While inventory has improved from 2023, it remains very low. The United States has a 3.2-month supply of existing homes available, far below the 6 months we would like to see in a normal market.

Two-thirds of current homeowners have an active mortgage rate of 4% or less, making it unaffordable for them to move. If they were to sell and move into an equally priced home at a 7% mortgage rate, they would double their monthly payments. That’s why, by and large, we can expect not to see a surge of existing homes come to market in 2024.
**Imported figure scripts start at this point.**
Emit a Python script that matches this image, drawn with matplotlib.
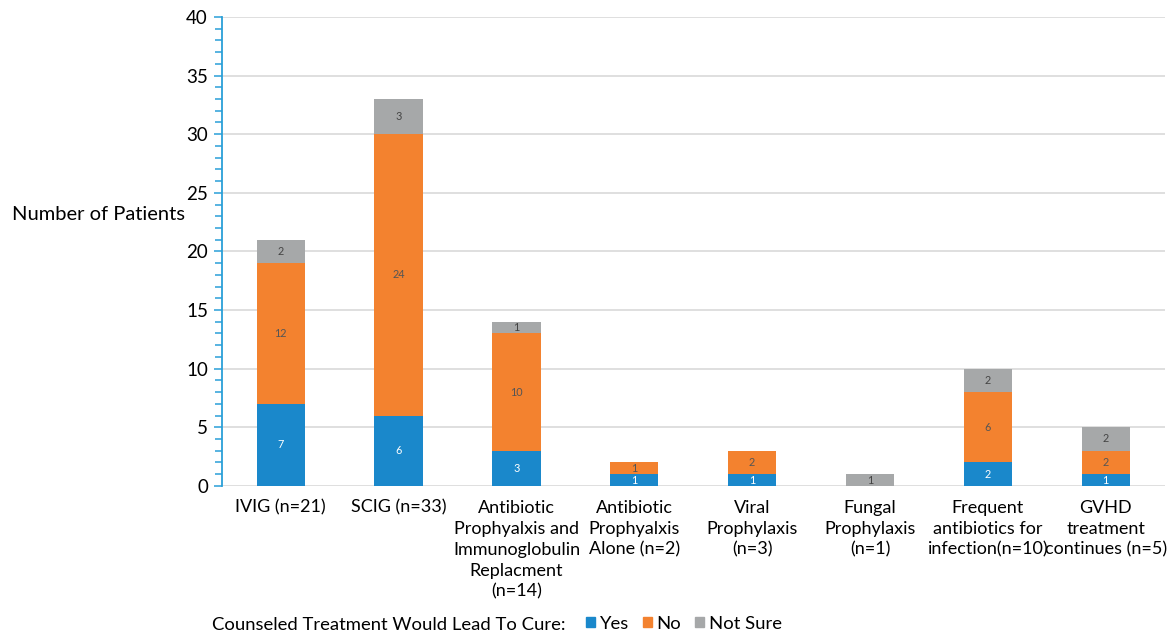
import numpy as np
import matplotlib.pyplot as plt
from matplotlib.patches import Patch
from matplotlib.ticker import MultipleLocator

plt.rcParams['font.family'] = ['Lato', 'DejaVu Sans']

# ---- data ----
categories = ['IVIG (n=21)', 'SCIG (n=33)',
              'Antibiotic\nProphyalxis and\nImmunoglobulin\nReplacment\n(n=14)',
              'Antibiotic\nProphyalxis\nAlone (n=2)',
              'Viral\nProphylaxis\n(n=3)',
              'Fungal\nProphylaxis\n(n=1)',
              'Frequent\nantibiotics for\ninfection(n=10)',
              'GVHD\ntreatment\ncontinues (n=5)']
yes = [7, 6, 3, 1, 1, 0, 2, 1]
no = [12, 24, 10, 1, 2, 0, 6, 2]
not_sure = [2, 3, 1, 0, 0, 1, 2, 2]

series = [
    ('Yes', yes, '#1a88cb', 'white'),
    ('No', no, '#f3822f', '#555555'),
    ('Not Sure', not_sure, '#a6a8a9', '#444444'),
]

fig = plt.figure(figsize=(11.74, 6.41), dpi=100)
ax = fig.add_axes([0.189, 0.242, 0.803, 0.7315])

x = np.arange(len(categories))
bottom = np.zeros(len(categories))
for name, vals, col, tcol in series:
    vals = np.array(vals, dtype=float)
    ax.bar(x, vals, 0.41, bottom=bottom, color=col, zorder=3)
    for xi, b, v in zip(x, bottom, vals):
        if v > 0:
            ax.text(xi, b + v / 2, '%d' % v, ha='center', va='center',
                    fontsize=7.8, color=tcol, zorder=4)
    bottom += vals

ax.set_xlim(-0.5, len(categories) - 0.5)
ax.set_ylim(0, 40)
ax.yaxis.set_major_locator(MultipleLocator(5))
ax.yaxis.set_minor_locator(MultipleLocator(1))
ax.grid(axis='y', color='#d9d9d9', linewidth=1.2, zorder=0)

for s in ['top', 'right', 'bottom']:
    ax.spines[s].set_visible(False)
ax.spines['left'].set_color('#2a9fd8')
ax.spines['left'].set_linewidth(1.3)
ax.tick_params(axis='y', which='both', direction='out', color='#2a9fd8',
               width=1.1, labelsize=13.5, pad=4)
ax.tick_params(axis='y', which='major', length=6)
ax.tick_params(axis='y', which='minor', length=5)
ax.tick_params(axis='x', length=0, labelsize=13, pad=10)
ax.set_xticks(x)
ax.set_xticklabels(categories, linespacing=1.38, va='top')

fig.text(0.010, 0.665, 'Number of Patients', fontsize=14.5, va='center', ha='left')

# legend along the bottom
fig.text(0.181, 0.025, 'Counseled Treatment Would Lead To Cure:', fontsize=13.3,
         va='center', ha='left')
handles = [Patch(color=col, label=name) for name, _, col, _ in series]
fig.legend(handles=handles, ncol=3, loc='center left', bbox_to_anchor=(0.499, 0.027),
           frameon=False, fontsize=13.3, handlelength=0.5, handleheight=0.5,
           handletextpad=0.25, columnspacing=0.75, borderaxespad=0, borderpad=0)

fig.savefig('out.png', dpi=100)
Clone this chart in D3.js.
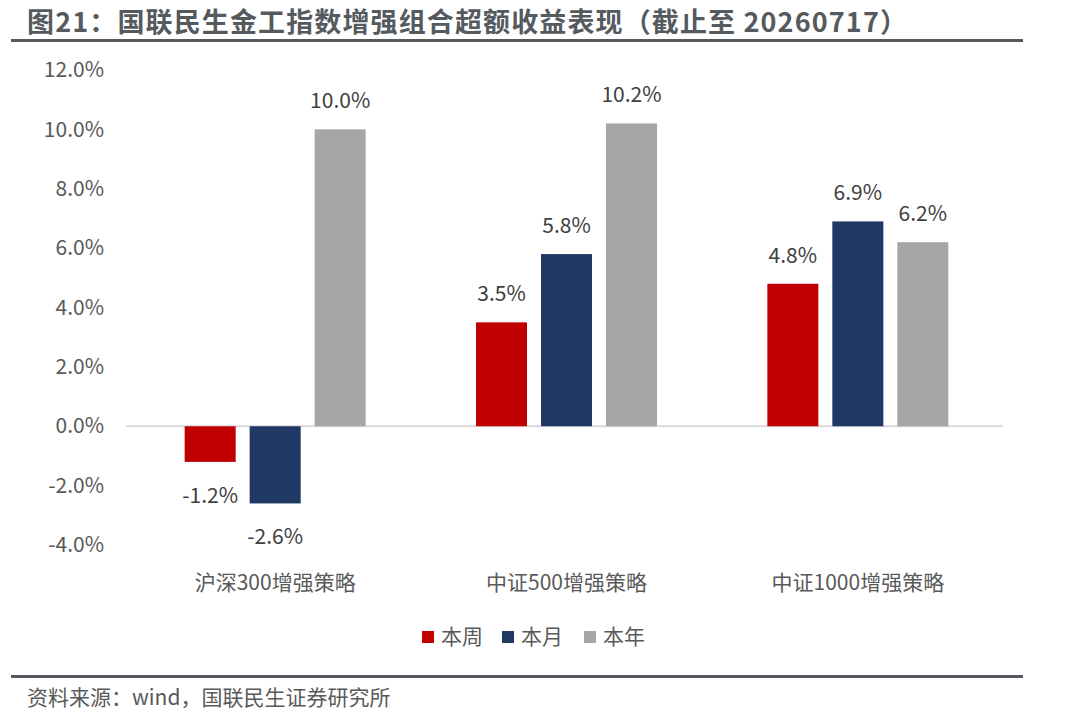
<!DOCTYPE html>
<html>
<head>
<meta charset="utf-8">
<script src="https://cdn.jsdelivr.net/npm/d3@7"></script>
<style>
  html, body { margin: 0; padding: 0; background: #fff; }
  svg text { font-family: "Noto Sans CJK SC", "Noto Sans", sans-serif; }
</style>
</head>
<body>
<div id="chart"></div>
<script>
// 数据
const categories = ['沪深300增强策略', '中证500增强策略', '中证1000增强策略']
const seriesNames = ['本周', '本月', '本年']
const seriesColors = ['#c00000', '#203864', '#a6a6a6']
const weekValues = [-1.2, 3.5, 4.8]
const monthValues = [-2.6, 5.8, 6.9]
const yearValues = [10.0, 10.2, 6.2]
const yTicks = [-4, -2, 0, 2, 4, 6, 8, 10, 12]

const WIDTH = 1080
const HEIGHT = 716

const seriesValues = [weekValues, monthValues, yearValues]

const svg = d3.select('#chart')
  .append('svg')
  .attr('width', WIDTH)
  .attr('height', HEIGHT)

// 标题
svg.append('text')
  .attr('x', 27)
  .attr('y', 32)
  .attr('font-size', 27)
  .attr('font-weight', 'bold')
  .attr('fill', '#555a5f')
  .attr('textLength', 880)
  .attr('lengthAdjust', 'spacing')
  .text('图21：国联民生金工指数增强组合超额收益表现（截止至 20260717）')

svg.append('rect')
  .attr('x', 11).attr('y', 39)
  .attr('width', 1012).attr('height', 3)
  .attr('fill', '#555a60')

// 比例尺
const y = d3.scaleLinear().domain([-4, 12]).range([545, 70])
const x0 = d3.scaleBand().domain(categories).range([129.5, 1003.5]).padding(0)
const groupW = 181
const x1 = d3.scaleBand().domain(seriesNames).range([0, groupW]).paddingInner(0.215)

// y轴标签
const yAxis = d3.axisLeft(y)
  .tickValues(yTicks)
  .tickFormat(d => d.toFixed(1) + '%')
  .tickSize(0)
  .tickPadding(0)

const gy = svg.append('g')
  .attr('transform', 'translate(104,0)')
  .call(yAxis)
gy.select('.domain').remove()
gy.selectAll('text')
  .attr('font-size', 21)
  .attr('fill', '#595959')
  .attr('font-family', '"Noto Sans CJK SC", "Noto Sans", sans-serif')

// 零线
svg.append('line')
  .attr('x1', 126).attr('x2', 1003)
  .attr('y1', y(0)).attr('y2', y(0))
  .attr('stroke', '#d9d9d9')
  .attr('stroke-width', 2)

// 柱子
const rows = []
categories.forEach((c, i) => {
  seriesNames.forEach((s, j) => {
    rows.push({ cat: c, series: s, value: seriesValues[j][i], color: seriesColors[j] })
  })
})

const offset = (x0.bandwidth() - groupW) / 2

const groups = svg.append('g')
  .selectAll('g')
  .data(rows)
  .enter()
  .append('g')
  .attr('transform', d => 'translate(' + (x0(d.cat) + offset + x1(d.series)) + ',0)')

groups.append('rect')
  .attr('x', 0)
  .attr('width', x1.bandwidth())
  .attr('y', d => Math.min(y(d.value), y(0)))
  .attr('height', d => Math.abs(y(d.value) - y(0)))
  .attr('fill', d => d.color)

groups.append('text')
  .attr('x', x1.bandwidth() / 2)
  .attr('y', d => d.value >= 0 ? y(d.value) - 21 : y(d.value) + 41)
  .attr('text-anchor', 'middle')
  .attr('font-size', 21)
  .attr('fill', '#404040')
  .text(d => d.value.toFixed(1) + '%')

// 分类标签
const xAxis = d3.axisBottom(x0).tickSize(0).tickPadding(0)
const gx = svg.append('g')
  .attr('transform', 'translate(0,575)')
  .call(xAxis)
gx.select('.domain').remove()
gx.selectAll('text')
  .attr('dy', 0)
  .attr('y', 15)
  .attr('font-size', 21)
  .attr('fill', '#595959')
  .attr('font-family', '"Noto Sans CJK SC", "Noto Sans", sans-serif')

// 图例
const legendX = [422, 502, 584]
const legend = svg.append('g')
  .selectAll('g')
  .data(seriesNames)
  .enter()
  .append('g')
  .attr('transform', (d, i) => 'translate(' + legendX[i] + ',631)')

legend.append('rect')
  .attr('width', 12).attr('height', 12)
  .attr('fill', (d, i) => seriesColors[i])

legend.append('text')
  .attr('x', 19)
  .attr('y', 13)
  .attr('font-size', 21)
  .attr('fill', '#595959')
  .text(d => d)

// 底部
svg.append('rect')
  .attr('x', 11).attr('y', 675)
  .attr('width', 1012).attr('height', 3)
  .attr('fill', '#555a60')

svg.append('text')
  .attr('x', 27)
  .attr('y', 705)
  .attr('font-size', 21)
  .attr('fill', '#595959')
  .text('资料来源：wind，国联民生证券研究所')
</script>
</body>
</html>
As more buyers have entered the market, increasing competition, prices have risen roughly 6% across the country.

Keep an eye on …

New construction homes

While we only have a 3.2-month supply of existing homes available, we have a 7-month supply of new homes, which is normal for the new home market. What’s more, the price differential between new and existing homes has contracted to only five to 10%, in large part because builders have shifted focus to building smaller and slightly less expensive homes.

Investors

Investors account for roughly 30% of home sales. And despite what you might be seeing on TV, the overwhelming majority of investor purchases are not from large, institutional investors, but from mom-and-pop and mid-sized investors. If you’re not working with investors, said Rick, you’re missing out on 30% of the market.

In this market, investors tend to be leaning toward rental properties rather than fixing and flipping properties. That’s because, with interest rates still on the high side, many would-be buyers can no longer afford to do so, increasing the demand for rentals.

Homeowners in foreclosure

While foreclosure activity has increased roughly 10% year over year, only 0.6% of loans are in foreclosure, down significantly from the 1-1.5% rate you expect to see in a normal market.

Of those borrowers in foreclosure, 80% have at least 20% equity in their homes. That creates an opportunity for local-market expert agents to reach out to homeowners in the early stages of foreclosure, inform them of the equity they’re sitting on, and let them know they have the option to sell the property and protect that equity.

In Summary

  • A recession is still on the table, but since other economic indicators are strong, it will likely be a mild one and not have a large impact on the housing market.
  • Mortgage rates will drop, enticing buyers to re-enter the market — but not sellers, many of whom are still locked into sub-4% rates. As a result, inventory will stay on the low side, keeping upward pressure on prices.
  • Consider working with developers, investors, and homeowners in foreclosure to source more opportunities in 2024.